Rispetto al primo punto, occorre promuovere un modello educativo e di apprendimento basato sull’alternanza formativa tra scuola e lavoro all’interno dei percorsi di studio. Soltanto in questo modo è possibile sviluppare quell’insieme di competenze di tipo relazionale e trasversale tanto utili per eccellere in un futuro professionale, per favorire un maggiore coinvolgimento dei giovani nel processo di apprendimento e, di conseguenza, per combattere gli abbandoni.
L’alternanza scuola-lavoro, oggi “Percorsi per le competenze trasversali e l’orientamento” (Pcto), rappresenta certamente un utile strumento per il perseguimento di questo obiettivo, che tuttavia necessita di essere migliorato in una prospettiva di sistema che non lasci sole famiglie, scuole e imprese nell’organizzazione di esperienze sicure e di qualità.

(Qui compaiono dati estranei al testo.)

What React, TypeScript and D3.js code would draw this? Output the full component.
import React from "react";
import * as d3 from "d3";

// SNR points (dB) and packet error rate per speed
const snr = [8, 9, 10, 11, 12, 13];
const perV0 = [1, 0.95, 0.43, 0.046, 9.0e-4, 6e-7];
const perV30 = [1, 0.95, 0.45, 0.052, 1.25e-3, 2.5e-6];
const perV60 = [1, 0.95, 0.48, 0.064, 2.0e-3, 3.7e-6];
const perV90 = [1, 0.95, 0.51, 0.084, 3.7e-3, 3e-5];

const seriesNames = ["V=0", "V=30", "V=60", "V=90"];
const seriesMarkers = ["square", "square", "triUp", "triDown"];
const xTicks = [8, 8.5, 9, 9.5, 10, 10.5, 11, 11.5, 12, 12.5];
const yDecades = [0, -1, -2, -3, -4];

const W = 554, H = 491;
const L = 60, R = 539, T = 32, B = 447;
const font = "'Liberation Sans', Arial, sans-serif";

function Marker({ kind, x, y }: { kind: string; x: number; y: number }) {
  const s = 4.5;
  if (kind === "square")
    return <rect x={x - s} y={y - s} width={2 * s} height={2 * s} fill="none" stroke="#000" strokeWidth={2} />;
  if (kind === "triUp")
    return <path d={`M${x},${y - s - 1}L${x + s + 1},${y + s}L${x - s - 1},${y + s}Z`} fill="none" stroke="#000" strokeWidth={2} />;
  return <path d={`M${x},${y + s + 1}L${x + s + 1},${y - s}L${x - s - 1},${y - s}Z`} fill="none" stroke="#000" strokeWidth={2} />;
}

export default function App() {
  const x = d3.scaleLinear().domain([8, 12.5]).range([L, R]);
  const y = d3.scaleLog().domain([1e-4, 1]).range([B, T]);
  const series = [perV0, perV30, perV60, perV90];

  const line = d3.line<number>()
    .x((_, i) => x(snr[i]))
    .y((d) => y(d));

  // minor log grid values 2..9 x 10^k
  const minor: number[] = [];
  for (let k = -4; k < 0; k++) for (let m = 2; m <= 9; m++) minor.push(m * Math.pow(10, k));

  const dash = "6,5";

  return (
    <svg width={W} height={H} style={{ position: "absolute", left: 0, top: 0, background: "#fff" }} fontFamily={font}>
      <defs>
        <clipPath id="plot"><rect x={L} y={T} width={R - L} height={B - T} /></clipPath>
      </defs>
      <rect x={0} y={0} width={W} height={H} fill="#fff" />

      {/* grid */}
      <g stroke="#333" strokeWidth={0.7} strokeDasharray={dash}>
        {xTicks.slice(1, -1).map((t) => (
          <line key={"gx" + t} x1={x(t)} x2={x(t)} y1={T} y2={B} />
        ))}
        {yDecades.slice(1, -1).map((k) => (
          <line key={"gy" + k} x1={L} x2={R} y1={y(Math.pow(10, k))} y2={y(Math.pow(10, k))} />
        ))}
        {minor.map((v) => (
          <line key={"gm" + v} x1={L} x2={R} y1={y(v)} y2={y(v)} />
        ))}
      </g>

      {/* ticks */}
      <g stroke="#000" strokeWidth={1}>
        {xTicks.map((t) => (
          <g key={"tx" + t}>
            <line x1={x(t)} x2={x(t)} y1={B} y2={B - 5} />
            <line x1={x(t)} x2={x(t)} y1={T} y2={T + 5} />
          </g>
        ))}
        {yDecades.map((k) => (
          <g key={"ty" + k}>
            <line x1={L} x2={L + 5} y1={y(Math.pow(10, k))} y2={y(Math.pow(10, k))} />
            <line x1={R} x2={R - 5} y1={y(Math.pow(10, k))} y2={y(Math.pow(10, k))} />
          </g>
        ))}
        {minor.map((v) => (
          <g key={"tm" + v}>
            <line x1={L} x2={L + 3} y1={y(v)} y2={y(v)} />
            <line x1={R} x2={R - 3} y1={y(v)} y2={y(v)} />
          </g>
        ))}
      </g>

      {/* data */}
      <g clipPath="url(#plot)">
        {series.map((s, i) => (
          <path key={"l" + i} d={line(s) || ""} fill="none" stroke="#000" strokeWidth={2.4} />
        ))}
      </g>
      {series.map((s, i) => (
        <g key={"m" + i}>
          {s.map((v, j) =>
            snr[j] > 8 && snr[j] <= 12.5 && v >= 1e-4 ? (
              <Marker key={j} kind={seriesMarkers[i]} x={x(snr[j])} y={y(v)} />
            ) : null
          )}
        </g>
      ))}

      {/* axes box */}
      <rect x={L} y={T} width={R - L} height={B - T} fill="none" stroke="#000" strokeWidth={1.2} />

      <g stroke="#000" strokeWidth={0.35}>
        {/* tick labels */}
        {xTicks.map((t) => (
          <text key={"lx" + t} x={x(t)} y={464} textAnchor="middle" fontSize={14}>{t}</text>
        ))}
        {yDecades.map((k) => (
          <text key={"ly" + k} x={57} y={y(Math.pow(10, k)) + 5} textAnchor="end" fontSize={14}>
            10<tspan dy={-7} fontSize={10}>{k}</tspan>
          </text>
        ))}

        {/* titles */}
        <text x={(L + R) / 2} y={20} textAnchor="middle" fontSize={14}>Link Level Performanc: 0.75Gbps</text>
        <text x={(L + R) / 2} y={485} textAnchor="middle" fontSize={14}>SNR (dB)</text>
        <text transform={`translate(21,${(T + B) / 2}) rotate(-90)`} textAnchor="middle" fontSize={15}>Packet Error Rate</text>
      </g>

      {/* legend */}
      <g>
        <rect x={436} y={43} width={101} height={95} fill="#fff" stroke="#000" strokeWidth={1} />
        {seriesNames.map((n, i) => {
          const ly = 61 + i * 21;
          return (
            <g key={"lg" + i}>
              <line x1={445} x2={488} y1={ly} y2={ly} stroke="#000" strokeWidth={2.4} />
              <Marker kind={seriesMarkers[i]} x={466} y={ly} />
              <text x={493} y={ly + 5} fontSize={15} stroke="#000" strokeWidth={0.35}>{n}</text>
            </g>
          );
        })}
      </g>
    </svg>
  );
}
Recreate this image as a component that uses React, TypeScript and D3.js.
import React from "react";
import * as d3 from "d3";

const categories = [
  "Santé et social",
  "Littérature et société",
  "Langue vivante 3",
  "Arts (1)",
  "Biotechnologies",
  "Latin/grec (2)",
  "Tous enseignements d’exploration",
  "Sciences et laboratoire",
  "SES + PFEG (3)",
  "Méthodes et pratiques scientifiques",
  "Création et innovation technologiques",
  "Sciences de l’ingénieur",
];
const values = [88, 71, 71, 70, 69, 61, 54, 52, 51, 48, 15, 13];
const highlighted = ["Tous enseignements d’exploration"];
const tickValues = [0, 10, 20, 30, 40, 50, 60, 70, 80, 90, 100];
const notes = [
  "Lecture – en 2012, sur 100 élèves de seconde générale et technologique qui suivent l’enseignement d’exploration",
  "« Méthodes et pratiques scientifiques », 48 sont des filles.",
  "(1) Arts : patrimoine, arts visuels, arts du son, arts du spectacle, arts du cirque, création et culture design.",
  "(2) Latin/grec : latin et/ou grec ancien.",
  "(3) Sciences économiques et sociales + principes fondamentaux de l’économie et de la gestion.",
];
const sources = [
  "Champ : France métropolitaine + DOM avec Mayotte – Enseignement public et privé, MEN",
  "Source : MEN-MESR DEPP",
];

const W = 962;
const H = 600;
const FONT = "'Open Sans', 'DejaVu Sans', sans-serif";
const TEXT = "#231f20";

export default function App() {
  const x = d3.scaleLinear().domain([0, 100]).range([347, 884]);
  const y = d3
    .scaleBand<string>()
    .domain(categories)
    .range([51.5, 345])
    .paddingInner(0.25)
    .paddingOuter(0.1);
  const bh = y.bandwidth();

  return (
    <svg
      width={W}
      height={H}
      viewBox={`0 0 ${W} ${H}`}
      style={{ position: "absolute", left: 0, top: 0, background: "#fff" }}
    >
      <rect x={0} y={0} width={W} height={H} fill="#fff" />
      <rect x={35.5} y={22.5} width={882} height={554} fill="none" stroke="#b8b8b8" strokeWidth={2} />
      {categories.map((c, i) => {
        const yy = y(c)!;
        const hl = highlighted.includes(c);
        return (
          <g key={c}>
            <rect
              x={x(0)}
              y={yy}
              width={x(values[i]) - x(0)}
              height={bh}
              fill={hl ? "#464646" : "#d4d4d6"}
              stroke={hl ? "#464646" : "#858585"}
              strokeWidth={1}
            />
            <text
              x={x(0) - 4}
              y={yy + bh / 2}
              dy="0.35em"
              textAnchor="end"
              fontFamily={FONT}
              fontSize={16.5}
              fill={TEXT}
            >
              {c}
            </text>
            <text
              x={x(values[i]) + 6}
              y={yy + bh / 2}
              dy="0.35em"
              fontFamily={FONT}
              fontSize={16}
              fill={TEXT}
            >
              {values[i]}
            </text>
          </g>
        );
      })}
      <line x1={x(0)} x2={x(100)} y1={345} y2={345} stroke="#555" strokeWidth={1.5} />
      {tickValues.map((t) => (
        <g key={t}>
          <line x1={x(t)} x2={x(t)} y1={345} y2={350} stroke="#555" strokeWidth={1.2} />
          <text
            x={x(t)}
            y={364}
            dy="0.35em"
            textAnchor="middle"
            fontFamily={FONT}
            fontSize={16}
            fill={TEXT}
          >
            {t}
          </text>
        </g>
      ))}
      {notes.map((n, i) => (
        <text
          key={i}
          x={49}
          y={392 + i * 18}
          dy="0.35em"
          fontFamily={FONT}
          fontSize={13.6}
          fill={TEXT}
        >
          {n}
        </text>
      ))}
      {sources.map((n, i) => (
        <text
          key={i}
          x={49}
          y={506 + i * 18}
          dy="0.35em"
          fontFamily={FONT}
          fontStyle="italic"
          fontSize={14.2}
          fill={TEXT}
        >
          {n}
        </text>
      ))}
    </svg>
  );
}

È urgente anche una svolta culturale sul tema dell’istruzione e formazione professionale, che non può più essere considerata l’ultima ruota del carro del sistema educativo. Questa rappresenta infatti la vera occasione di riscatto per quei giovani con una spiccata propensione pratica, in molti casi a rischio abbandono nel sistema scolastico-universitario tradizionale, e per la costruzione di quei profili professionali che le imprese faticano a trovare e che determinano gran parte della disoccupazione giovanile. Non è un caso che coloro che escono dagli istituti tecnologici superiori (Its), i percorsi di istruzione e formazione terziaria non universitaria su cui il Pnrr investe oltre un miliardo di euro, nell’80% dei casi trovano un lavoro soddisfacente entro un anno dal conseguimento del titolo, sintomo dell’eccellente occupabilità che viene garantita a chi li frequenta.
Sul fronte occupazionale occorre quindi scommettere sul dialogo tra imprese e mondo educativo per fare dell’investimento in capitale umano la punta di diamante del nostro Paese. Alcune esperienze europee, non ultima quella tedesca, rappresentano già un’eccellenza nella promozione di strumenti di inserimento nel mercato del lavoro come l’apprendistato, che può rappresentare il punto di svolta per il futuro lavorativo dei giovani e per l’economia italiana. Si tratta di un vero e proprio contratto di lavoro retribuito, ancora poco diffuso in Italia anche a causa della concorrenza non sempre leale degli stage, il cui apporto rivoluzionario si basa su un forte abbattimento del costo del lavoro a favore delle imprese e sulla messa in comunione di formazione e lavoro per un più rapido, tutelato ed efficace inserimento lavorativo del giovane.
È indubbio come la messa a sistema di questi strumenti non possa tuttavia prescindere da una ristrutturazione dei servizi e delle politiche attive per il lavoro, che passa attraverso la valorizzazione dei territori e del ruolo delle agenzie per il lavoro private, abbattendo il pregiudizio del monopolio pubblico come unico garante della tutela del bene lavoro. Ad oggi, nonostante qualche eccezione a livello locale, manca ancora un sistema efficiente che si occupi della costruzione dell’incontro tra domanda e offerta di lavoro, penalizzando soprattutto i più vulnerabili e i più giovani che non sempre hanno la fortuna di contare su ampie reti di contatti per la ricerca di un’occupazione.
Quanto fin qui detto rende evidente come lo Stato non possa essere l’unico regolatore e fautore del bene comune e del riscatto del futuro dei giovani. La complessità delle problematiche odierne mette al centro l’esigenza di una risposta che parta dal basso e dalla valorizzazione dei territori e delle realtà che già funzionano, a partire dai modelli educativi virtuosi già presenti nel Paese e dai distretti territoriali in grado di generare occupazione, sviluppo e benessere anche a favore dei giovani. Soltanto in questo modo potrà davvero essere adottata una prospettiva sussidiaria e partecipativa, che faccia del coordinamento sinergico tra istituzioni pubbliche, istituzioni formative, imprese, terzo settore e altre realtà associative la chiave di volta del proprio agire.